Aim:
Reproduce the lines from the one bearing "Rebuild this chart" through the one bearing "0.465], [150, 0.424]];", inclusive. Copy them exactly; include no other line.

Entries shown:
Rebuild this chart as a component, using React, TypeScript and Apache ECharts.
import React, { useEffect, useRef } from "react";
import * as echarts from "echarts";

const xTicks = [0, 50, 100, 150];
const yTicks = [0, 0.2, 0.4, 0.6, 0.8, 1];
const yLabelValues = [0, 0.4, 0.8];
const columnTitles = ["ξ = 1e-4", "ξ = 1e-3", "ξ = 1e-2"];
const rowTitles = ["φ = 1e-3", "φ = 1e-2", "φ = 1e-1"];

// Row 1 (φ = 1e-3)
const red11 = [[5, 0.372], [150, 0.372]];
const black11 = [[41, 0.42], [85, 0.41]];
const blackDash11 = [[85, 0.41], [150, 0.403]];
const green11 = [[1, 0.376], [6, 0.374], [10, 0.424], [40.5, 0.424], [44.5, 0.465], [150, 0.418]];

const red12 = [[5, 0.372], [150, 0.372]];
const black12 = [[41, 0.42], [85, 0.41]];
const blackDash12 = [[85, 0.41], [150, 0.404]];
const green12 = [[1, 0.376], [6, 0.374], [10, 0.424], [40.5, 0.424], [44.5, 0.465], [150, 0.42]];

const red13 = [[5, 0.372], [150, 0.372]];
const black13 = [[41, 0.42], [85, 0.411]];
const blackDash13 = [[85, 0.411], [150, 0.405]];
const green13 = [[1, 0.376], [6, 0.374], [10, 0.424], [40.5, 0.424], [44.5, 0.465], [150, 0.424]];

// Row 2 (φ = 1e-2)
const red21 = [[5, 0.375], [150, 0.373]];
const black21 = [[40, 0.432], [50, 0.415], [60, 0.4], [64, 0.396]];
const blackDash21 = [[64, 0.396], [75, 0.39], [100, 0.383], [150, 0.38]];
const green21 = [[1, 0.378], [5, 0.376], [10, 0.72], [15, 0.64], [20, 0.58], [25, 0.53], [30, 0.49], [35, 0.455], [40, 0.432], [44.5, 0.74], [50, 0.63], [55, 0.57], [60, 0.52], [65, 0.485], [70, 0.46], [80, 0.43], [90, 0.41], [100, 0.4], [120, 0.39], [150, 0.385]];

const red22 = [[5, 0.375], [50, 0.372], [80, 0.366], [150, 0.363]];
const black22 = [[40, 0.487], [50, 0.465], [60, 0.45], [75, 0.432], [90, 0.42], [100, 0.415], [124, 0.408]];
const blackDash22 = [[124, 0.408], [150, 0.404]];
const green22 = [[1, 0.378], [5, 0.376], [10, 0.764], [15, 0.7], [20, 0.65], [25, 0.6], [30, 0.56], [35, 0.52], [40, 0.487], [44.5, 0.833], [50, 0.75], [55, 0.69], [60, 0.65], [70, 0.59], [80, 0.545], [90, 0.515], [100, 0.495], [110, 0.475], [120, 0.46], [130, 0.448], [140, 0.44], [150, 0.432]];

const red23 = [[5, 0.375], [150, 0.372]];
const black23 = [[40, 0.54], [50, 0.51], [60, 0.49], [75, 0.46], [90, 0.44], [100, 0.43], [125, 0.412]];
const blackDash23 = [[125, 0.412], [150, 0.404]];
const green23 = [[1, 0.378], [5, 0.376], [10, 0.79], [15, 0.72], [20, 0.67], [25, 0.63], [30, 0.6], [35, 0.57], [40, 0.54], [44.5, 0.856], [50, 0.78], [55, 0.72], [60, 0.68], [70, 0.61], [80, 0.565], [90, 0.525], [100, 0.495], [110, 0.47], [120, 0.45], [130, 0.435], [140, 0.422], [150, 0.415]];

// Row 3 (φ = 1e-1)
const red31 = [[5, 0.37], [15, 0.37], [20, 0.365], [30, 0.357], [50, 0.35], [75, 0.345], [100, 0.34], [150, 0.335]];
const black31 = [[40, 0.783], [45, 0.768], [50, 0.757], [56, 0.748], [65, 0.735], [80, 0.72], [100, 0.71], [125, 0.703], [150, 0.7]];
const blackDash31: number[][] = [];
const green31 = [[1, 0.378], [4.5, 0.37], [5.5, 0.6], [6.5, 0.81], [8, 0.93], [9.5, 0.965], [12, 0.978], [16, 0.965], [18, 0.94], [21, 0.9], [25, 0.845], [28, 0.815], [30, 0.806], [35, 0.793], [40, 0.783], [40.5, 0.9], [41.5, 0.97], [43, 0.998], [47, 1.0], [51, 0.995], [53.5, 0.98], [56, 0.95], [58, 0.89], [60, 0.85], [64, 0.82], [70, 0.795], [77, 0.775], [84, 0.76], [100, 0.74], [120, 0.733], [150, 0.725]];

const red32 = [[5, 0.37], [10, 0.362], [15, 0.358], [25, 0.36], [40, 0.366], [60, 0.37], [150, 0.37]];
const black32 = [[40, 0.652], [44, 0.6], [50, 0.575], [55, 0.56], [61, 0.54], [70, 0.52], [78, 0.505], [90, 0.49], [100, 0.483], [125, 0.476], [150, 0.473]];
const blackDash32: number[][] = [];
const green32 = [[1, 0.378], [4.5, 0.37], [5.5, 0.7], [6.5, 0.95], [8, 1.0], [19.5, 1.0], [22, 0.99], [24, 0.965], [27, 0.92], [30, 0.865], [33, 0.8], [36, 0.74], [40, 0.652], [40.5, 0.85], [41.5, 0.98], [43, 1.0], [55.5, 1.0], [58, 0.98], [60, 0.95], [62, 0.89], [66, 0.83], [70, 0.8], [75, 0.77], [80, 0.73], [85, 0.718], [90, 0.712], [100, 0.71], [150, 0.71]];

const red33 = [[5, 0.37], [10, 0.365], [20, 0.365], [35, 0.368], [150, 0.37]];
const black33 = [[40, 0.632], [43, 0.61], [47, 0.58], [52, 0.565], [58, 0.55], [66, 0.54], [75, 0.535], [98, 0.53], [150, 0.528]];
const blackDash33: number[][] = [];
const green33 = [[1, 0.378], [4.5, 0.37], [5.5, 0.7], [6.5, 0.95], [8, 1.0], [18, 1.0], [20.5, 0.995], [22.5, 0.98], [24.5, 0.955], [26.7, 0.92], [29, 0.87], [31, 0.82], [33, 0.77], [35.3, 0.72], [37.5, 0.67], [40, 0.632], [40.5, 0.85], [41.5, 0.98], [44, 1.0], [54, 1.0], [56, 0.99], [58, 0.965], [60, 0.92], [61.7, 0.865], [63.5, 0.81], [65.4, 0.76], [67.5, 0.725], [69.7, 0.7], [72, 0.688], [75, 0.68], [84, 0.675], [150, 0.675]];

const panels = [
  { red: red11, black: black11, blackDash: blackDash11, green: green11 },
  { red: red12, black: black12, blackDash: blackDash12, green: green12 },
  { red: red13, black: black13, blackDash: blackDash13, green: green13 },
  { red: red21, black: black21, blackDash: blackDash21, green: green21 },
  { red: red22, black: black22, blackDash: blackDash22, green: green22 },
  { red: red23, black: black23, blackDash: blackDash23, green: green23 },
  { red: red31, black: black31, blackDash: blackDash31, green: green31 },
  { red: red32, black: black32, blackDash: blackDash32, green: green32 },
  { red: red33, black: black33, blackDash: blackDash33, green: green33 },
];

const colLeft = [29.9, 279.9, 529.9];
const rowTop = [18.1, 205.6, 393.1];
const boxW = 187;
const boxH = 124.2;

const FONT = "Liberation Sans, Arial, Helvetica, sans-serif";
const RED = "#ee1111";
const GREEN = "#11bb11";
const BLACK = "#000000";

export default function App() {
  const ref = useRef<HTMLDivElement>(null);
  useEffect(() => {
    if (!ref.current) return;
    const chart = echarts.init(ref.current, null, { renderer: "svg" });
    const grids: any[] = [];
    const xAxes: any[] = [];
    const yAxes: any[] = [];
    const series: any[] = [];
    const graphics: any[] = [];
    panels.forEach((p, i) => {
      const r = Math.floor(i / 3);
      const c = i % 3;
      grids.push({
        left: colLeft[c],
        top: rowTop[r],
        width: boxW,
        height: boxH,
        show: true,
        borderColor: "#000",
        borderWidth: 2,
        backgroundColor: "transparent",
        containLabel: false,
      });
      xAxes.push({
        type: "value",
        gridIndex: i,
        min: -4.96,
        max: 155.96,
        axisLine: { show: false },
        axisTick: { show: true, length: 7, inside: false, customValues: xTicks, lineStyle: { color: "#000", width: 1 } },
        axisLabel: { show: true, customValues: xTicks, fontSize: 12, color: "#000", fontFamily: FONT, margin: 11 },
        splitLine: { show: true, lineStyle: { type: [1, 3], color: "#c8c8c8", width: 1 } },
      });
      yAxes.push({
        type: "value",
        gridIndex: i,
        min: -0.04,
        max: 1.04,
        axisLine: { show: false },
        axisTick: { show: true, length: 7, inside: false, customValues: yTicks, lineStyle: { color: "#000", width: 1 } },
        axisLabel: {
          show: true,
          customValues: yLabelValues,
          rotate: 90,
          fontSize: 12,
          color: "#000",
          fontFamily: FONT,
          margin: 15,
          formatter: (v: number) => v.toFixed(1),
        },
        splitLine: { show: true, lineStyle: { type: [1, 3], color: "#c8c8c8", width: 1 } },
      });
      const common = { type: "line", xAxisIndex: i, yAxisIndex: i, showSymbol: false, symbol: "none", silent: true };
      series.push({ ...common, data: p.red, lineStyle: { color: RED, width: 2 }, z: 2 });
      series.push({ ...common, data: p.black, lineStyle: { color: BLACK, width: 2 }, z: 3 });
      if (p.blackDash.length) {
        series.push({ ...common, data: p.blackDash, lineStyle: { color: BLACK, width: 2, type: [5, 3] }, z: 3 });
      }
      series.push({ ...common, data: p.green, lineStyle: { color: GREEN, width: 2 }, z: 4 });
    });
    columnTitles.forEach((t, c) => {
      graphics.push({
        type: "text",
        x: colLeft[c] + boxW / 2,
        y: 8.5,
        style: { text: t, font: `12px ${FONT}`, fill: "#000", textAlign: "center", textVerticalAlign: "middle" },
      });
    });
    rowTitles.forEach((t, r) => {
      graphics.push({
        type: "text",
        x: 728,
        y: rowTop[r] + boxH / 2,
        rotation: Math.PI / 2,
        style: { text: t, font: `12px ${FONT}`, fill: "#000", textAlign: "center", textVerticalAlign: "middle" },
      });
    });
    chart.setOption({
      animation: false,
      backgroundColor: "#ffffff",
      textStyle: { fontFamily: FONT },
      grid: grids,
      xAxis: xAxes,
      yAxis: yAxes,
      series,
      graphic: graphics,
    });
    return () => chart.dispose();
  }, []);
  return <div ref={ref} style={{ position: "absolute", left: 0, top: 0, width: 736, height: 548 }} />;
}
...
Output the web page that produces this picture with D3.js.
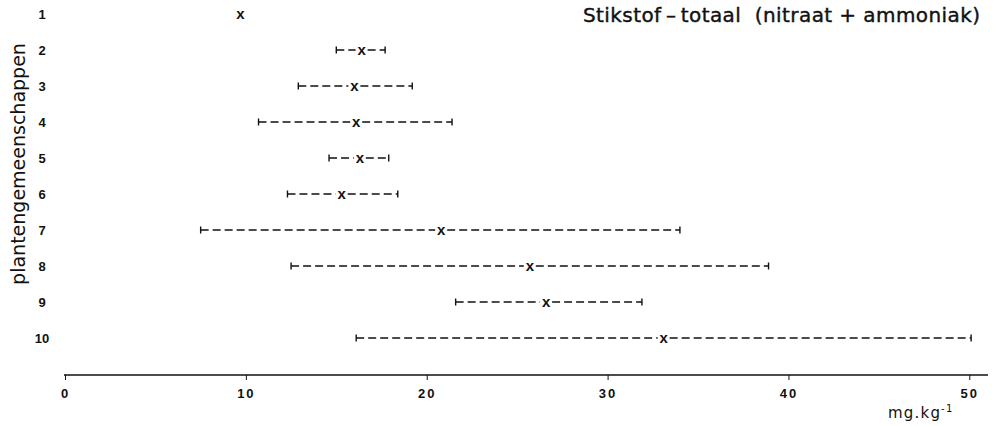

Exercise solution:
Rebuild this chart as a component, using React, TypeScript and Apache ECharts.
import React, { useEffect, useRef } from "react";
import * as echarts from "echarts";

const xTicks = [0, 50, 100, 150];
const yTicks = [0, 0.2, 0.4, 0.6, 0.8, 1];
const yLabelValues = [0, 0.4, 0.8];
const columnTitles = ["ξ = 1e-4", "ξ = 1e-3", "ξ = 1e-2"];
const rowTitles = ["φ = 1e-3", "φ = 1e-2", "φ = 1e-1"];

// Row 1 (φ = 1e-3)
const red11 = [[5, 0.372], [150, 0.372]];
const black11 = [[41, 0.42], [85, 0.41]];
const blackDash11 = [[85, 0.41], [150, 0.403]];
const green11 = [[1, 0.376], [6, 0.374], [10, 0.424], [40.5, 0.424], [44.5, 0.465], [150, 0.418]];

const red12 = [[5, 0.372], [150, 0.372]];
const black12 = [[41, 0.42], [85, 0.41]];
const blackDash12 = [[85, 0.41], [150, 0.404]];
const green12 = [[1, 0.376], [6, 0.374], [10, 0.424], [40.5, 0.424], [44.5, 0.465], [150, 0.42]];

const red13 = [[5, 0.372], [150, 0.372]];
const black13 = [[41, 0.42], [85, 0.411]];
const blackDash13 = [[85, 0.411], [150, 0.405]];
const green13 = [[1, 0.376], [6, 0.374], [10, 0.424], [40.5, 0.424], [44.5, 0.465], [150, 0.424]];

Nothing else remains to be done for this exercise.